I have not been paying much attention to music lately. A few nights ago I was flipping through the channels before I went to bet and Letterman said the band Butch Walker and the Black Widows would be on next. I had never hard of them so i persevered through the 12 inane sales pitches until the show came back on.
I was expecting something a little “country” based on the Butch Walker part. The group played a song called Synthesizers. They looked . . . kind of 80s . . . kind of today . . . but they looked real. They looked like were NOT pretending, they looked like they were having fun and actually cared about what they were doing. There seemed to be passion in their effort. This is not easy to accomplish when you have to go from 0 to 100 in front of a live audience on a TV stage.
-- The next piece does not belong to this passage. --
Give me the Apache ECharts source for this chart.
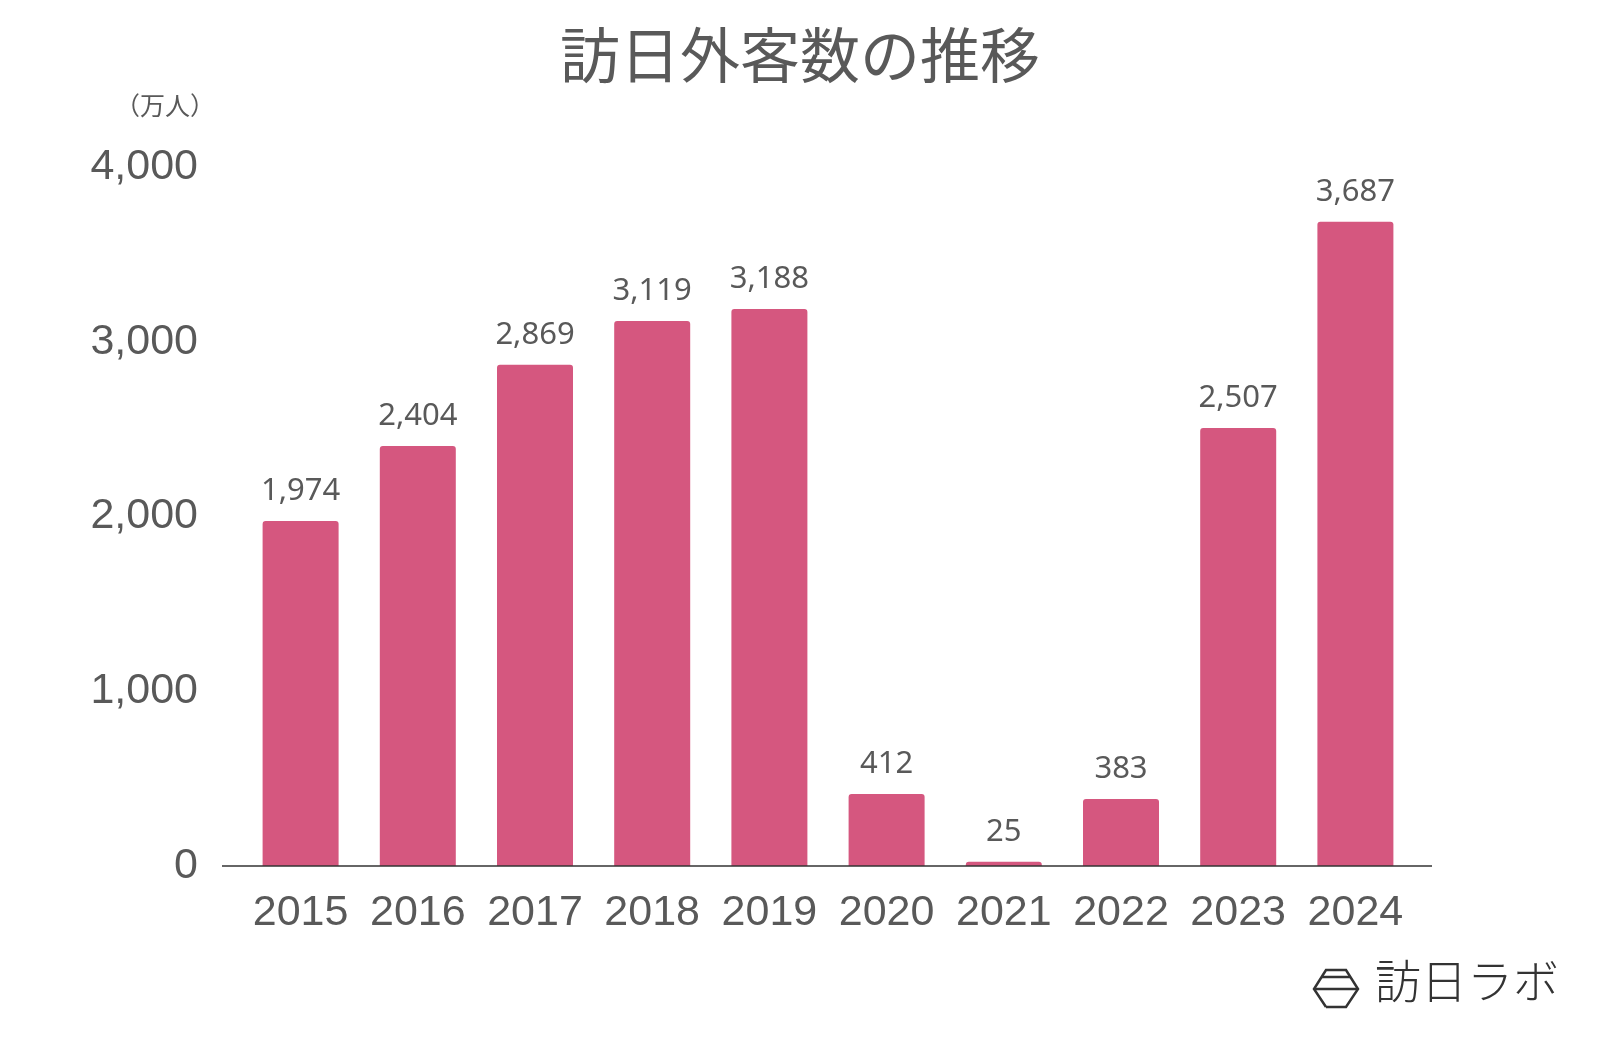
<!DOCTYPE html>
<html>
<head>
<meta charset="utf-8">
<script src="https://cdn.jsdelivr.net/npm/echarts@6/dist/echarts.min.js"></script>
<style>html,body{margin:0;padding:0;background:#fff}#main{width:1600px;height:1048px}</style>
</head>
<body>
<div id="main"></div>
<script>
var years = ['2015', '2016', '2017', '2018', '2019', '2020', '2021', '2022', '2023', '2024'];
var visitors = [1974, 2404, 2869, 3119, 3188, 412, 25, 383, 2507, 3687];

var chart = echarts.init(document.getElementById('main'));
chart.setOption({
	animation: false,
	title: {
		text: '訪日外客数の推移',
		left: 'center',
		top: 20,
		textStyle: { fontSize: 60, fontWeight: 'normal', color: '#595959', fontFamily: 'Noto Sans CJK JP' }
	},
	grid: { left: 242, right: 186, top: 167, bottom: 182 },
	xAxis: {
		type: 'category',
		data: years,
		axisTick: { show: false },
		axisLine: { show: false },
		axisLabel: { interval: 0, hideOverlap: false, fontSize: 43, color: '#595959', margin: 26, fontFamily: 'Liberation Sans' }
	},
	yAxis: {
		type: 'value',
		min: 0, max: 4000, interval: 1000,
		splitLine: { show: false },
		axisLabel: {
			fontSize: 43, color: '#595959', margin: 44, fontFamily: 'Liberation Sans',
			formatter: function (v) { return v.toLocaleString('en-US'); }
		}
	},
	series: [{
		type: 'bar',
		data: visitors,
		barWidth: 76,
		itemStyle: { color: '#d5577f', borderRadius: [3, 3, 0, 0] },
		label: {
			show: true, position: 'top', distance: 14,
			fontSize: 31, color: '#595959', fontFamily: 'Noto Sans',
			formatter: function (p) { return p.value.toLocaleString('en-US'); }
		}
	}],
	graphic: [
		{ type: 'line', z: 10, shape: { x1: 222, y1: 866, x2: 1432, y2: 866 }, style: { stroke: '#333', lineWidth: 1.5 } },
		{
			type: 'text', left: 115, top: 93,
			style: { text: '（万人）', fontSize: 25, fill: '#595959', fontFamily: 'Noto Sans CJK JP' }
		},
		{
			type: 'polyline',
			shape: { points: [[1326, 1007], [1314, 989], [1326, 970], [1346, 970], [1358, 989], [1346, 1007], [1326, 1007]] },
			style: { stroke: '#333', lineWidth: 2.5, fill: null }
		},
		{ type: 'line', shape: { x1: 1314, y1: 989, x2: 1358, y2: 989 }, style: { stroke: '#333', lineWidth: 2.5 } },
		{ type: 'line', shape: { x1: 1322, y1: 977, x2: 1350, y2: 977 }, style: { stroke: '#333', lineWidth: 2.5 } },
		{
			type: 'text', left: 1375, top: 958,
			style: { text: '訪日ラボ', fontSize: 46, fill: '#333', fontFamily: 'Noto Sans CJK JP', fontWeight: 300 }
		}
	]
});
</script>
</body>
</html>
Oh yeah, the music – I really liked it. To be honest it was the whole package i liked, the music, the words but more importantly this guy Butch had something. Yes, it was talent, it was commitment it was the ability to relate. Most music stars today are caricatures. Their persona like their music is manufactured – entertaining, yes, but superficial.
Well, I needed to find out more. When the some was over I went to the trusty interwebs. Turns out this was not his first rodeo. He is a singer/songwriter, he’s been at it one way or anther since he was 18. He is 42 now. If you are a music biz insider you probably think of him as a producer. He has produced a bunch of artists/albums including Avril Lavigne, Weezer, Bowling for Soup, Gavin Degraw, Katie Perry, Pink, Panic at the Disco and a lot more.
Of course, he has a website/blog www.butchwaler.com. it’s worth your time to browse through it. I am pretty sure he is the one that actually posts to it, not his publicist. Once again you see the talent and the “realness”, he says things we would say (or think) if we were in his place. He is as likely to post pictures of his kids as of his famous pals. Harper Collins liked his blog and style so much they asked him to write a book which he did – Drinking with Strangers: Music Lessons from a Teenage Bullet Belt. I will read this book.
This guy isn’t the next Springsteen or anything. His music won’t appeal to everyone but here is someone writing songs with real words
, and has passion for his work. He doesn’t take himself too seriously, is talented, refreshing and genuinely interesting.